Un appuntamento mancato, dunque, il Caino.

Col maestro che dopo un anno da Siracusa – dopo averci provato gusto a fare il “contastorie” da ultranovantenne, davanti al suo pubblico – si ammala per poi morire due giorni dopo la data fissata per il debutto alle Terme di Caracalla, a Roma. E c’è da immaginarselo, leggendo adesso il suo testo, per com’è lui sul palcoscenico. Tra le righe del copione, infatti, c’è l’ancor di più derivato dalla sua viva voce.

Si leggono le sue parole, appunto, e la sua stessa possanza, i suoi occhiali inerti e la sua coppola storta prendono forma.

In questo libro trova vita il suo bastone ed è ben più, quel legno, che un mero segnapagina. È l’asta da cuntista con cui Camilleri, autore e attore di se stesso, accompagna gli spettatori alla rappresentazione.

Eccolo: quadro dopo quadro, nel telone dipinto, Camilleri – erto sul Carro di Tespi – indica ogni scena.

Ed ecco, nell’accenno della voce come restituisce al pubblico lo sguardo fosco e la faccia torva di Caino.

Prestate attenzione, già nel nominare “Caino”, si sente lo stantuffo dello sputo.

Macchina teatrale per com’è, con questa sua seconda messa in opera, Camilleri torna al mestiere del raccontatore che ben volentieri va a soggetto. E ancor più ne elargisce di virtuosismi, Camilleri, quando un Caino – una specie di sottomarca di Satana, non certo un enigma tragico qual è Tiresia – di tutti i pupi spersi tra le pupiate è pur sempre il primo tra gli omicidi. Uccide il prossimo come se stesso; ma anche, col mondo che ci fa facilmente il callo rispetto ad assassini di ogni risma, Caino è attesa del peggio a compiersi.

È dunque empietà, Caino – la sua sordida voglia di affondare nelle carni di Eva, sua madre… – e comunque il seme che l’ha generato non è propriamente quello di Adamo ma del bellissimo Serpente: quello che con la mela offre alla donna anche l’irresistibile agguato tra le natiche per fecondarne – col sangue, nel Peccato originale – la radice del Male.

Lo stesso assalto che dopo, l’Arcangelo Stefano, adopera su Eva ormai scacciata dall’Eden.

Mosso a commozione, l’angelo porge una cesta di frutta alla genitrice dell’umanità mentre quella, intanto – nuda, coperta da una sola foglia, giusto sulla natura – fa mostra del suo posteriore e la celeste creatura giustamente non ci vede più. Se la prende per i fianchi, la tiene a sé e nasce un altro bimbo: l’innocente Abele, radice del Bene.

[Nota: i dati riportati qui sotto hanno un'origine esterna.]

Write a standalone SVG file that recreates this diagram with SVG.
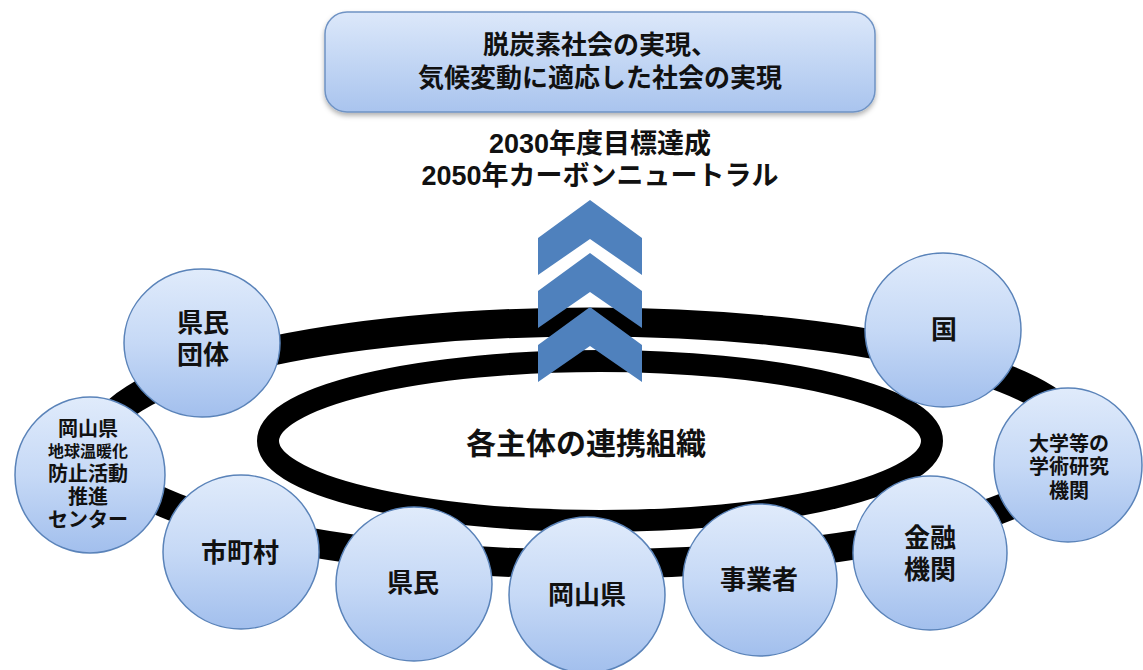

Caino – puh!, torna lo sputo – è l’alterità insita nell’uomo. “Meritatamente uccise Abel suo fratello”, sentenzia dal rogo Giordano Bruno, “perché era un tristo carnefice d’animali”. Il tristo monaco – la testimonianza è raccolta da Camilleri – difende l’assassino. Anche Jorge Luis Borges ne trasfigura l’incubo descrivendo i due fratelli in un conciliabolo tutto di perdono. Nessuno tocchi Caino – manco a dirlo – ma sua è la Città del Male mentre la Città di Dio è quella di Abele sicché l’appetitosa verdura della felicità, per gli umani, non può avere altra pioggia che la redenzione celeste.

Una storia, questa di Caino, come mai si poteva immaginarne un’epica. È la sua autodifesa – le sue ragioni espresse innanzi al pubblico, come davanti a una corte giudicante – che ricalca, nella pratica teatrale, l’Apologia di Socrate.

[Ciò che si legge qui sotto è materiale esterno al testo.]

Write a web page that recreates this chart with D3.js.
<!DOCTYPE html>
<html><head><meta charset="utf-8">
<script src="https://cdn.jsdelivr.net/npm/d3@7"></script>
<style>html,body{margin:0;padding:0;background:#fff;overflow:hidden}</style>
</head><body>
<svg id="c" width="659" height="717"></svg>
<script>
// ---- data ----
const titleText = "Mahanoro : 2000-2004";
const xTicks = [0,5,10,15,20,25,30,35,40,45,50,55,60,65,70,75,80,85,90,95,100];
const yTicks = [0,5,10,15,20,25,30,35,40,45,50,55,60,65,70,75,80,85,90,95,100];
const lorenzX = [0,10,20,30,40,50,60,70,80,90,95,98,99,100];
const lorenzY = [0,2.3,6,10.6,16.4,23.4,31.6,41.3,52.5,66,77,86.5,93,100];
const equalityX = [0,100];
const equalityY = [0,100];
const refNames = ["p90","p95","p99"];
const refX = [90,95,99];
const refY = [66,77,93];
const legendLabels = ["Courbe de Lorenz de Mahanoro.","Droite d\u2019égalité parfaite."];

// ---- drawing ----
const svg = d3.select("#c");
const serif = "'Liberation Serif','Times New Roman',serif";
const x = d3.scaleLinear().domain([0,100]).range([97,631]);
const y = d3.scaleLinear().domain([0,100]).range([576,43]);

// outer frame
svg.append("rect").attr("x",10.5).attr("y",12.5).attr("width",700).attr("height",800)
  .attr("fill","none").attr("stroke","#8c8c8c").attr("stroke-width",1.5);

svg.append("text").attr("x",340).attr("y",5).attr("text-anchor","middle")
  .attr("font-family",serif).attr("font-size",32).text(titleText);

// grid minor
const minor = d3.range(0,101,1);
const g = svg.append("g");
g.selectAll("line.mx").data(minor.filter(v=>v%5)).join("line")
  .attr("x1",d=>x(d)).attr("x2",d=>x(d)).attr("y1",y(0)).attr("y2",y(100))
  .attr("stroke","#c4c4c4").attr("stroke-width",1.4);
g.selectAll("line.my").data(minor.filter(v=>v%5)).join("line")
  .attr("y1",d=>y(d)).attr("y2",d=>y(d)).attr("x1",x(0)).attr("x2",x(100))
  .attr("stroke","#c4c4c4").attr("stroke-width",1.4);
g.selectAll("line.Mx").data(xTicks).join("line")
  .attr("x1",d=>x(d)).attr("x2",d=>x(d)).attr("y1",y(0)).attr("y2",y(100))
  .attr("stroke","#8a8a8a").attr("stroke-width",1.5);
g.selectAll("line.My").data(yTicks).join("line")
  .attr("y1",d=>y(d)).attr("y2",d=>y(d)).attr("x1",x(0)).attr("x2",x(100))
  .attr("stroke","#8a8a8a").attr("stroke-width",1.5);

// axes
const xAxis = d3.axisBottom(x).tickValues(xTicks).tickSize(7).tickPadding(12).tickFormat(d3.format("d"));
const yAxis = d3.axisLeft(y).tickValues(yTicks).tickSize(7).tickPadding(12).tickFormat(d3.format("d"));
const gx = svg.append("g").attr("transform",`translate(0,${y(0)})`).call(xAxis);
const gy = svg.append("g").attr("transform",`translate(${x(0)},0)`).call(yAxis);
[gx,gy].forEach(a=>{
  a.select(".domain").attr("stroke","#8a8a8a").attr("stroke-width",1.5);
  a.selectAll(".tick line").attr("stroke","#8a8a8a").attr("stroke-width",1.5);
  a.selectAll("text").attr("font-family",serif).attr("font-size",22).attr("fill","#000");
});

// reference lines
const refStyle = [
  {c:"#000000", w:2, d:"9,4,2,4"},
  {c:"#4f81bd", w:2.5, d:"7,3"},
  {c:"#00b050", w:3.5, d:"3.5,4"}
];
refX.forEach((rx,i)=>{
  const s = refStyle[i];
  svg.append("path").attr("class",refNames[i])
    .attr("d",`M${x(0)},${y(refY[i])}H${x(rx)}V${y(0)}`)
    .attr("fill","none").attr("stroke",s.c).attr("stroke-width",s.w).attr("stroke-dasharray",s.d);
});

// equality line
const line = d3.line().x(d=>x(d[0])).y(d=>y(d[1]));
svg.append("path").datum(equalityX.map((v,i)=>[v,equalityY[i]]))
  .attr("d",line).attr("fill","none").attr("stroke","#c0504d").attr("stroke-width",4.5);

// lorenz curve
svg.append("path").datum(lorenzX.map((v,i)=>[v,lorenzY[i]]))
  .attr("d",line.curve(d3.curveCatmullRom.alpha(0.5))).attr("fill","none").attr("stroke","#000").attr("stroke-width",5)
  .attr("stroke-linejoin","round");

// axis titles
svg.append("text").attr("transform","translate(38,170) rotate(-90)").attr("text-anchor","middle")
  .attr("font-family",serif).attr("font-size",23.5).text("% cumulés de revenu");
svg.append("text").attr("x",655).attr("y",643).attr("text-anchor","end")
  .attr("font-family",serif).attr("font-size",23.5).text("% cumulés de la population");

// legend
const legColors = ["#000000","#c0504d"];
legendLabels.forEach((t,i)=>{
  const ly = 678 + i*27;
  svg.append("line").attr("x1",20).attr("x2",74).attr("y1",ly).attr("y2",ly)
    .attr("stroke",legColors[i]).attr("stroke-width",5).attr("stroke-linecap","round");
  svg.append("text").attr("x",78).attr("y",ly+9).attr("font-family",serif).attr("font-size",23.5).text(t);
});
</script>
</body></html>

Ogni cicuta ha una doppia valenza. Le radici religiose del capitalismo sono risolte in un solo nome, Caino, lo spiega – con Max Weber, Camilleri. E “inventore della vostra civiltà, la civiltà dell’uomo”, è Caino.

La Scrittura biblica – cui riferisce il racconto del fratricida – non porta in dote la tragicità d’Ellade, la potenza ctonia e aurorale dei titani, o la pietas di Zeus Padre e ci voleva il bastone del cuntista Camilleri a raccontare il fatto per come fu: intanto il primo uomo della storia non è Adamo. A precederlo ce ne sono ben undici, di suoi simili, sono nanetti da giardino – l’Eden – che Dio crea dal nulla per poi farli vivi con un sospiro, ma per assecondare il suo lato borghese, per decorare la Creazione. E la prima donna non è Eva, bensì Lilith, avvenente e maliziosa assai, desiderosa di cavalcare il maschio nell’amplesso e far al contrario, invece, mai: “Non mi faccio mettere sotto”, ringhia, pur seducente ma ad Adamo – cavalcato, subito dimenticato – tocca l’altra scelta.

E comunque sì, si sa: “Non sempre dal bene nasce altro bene e non sempre il male genera altro male”.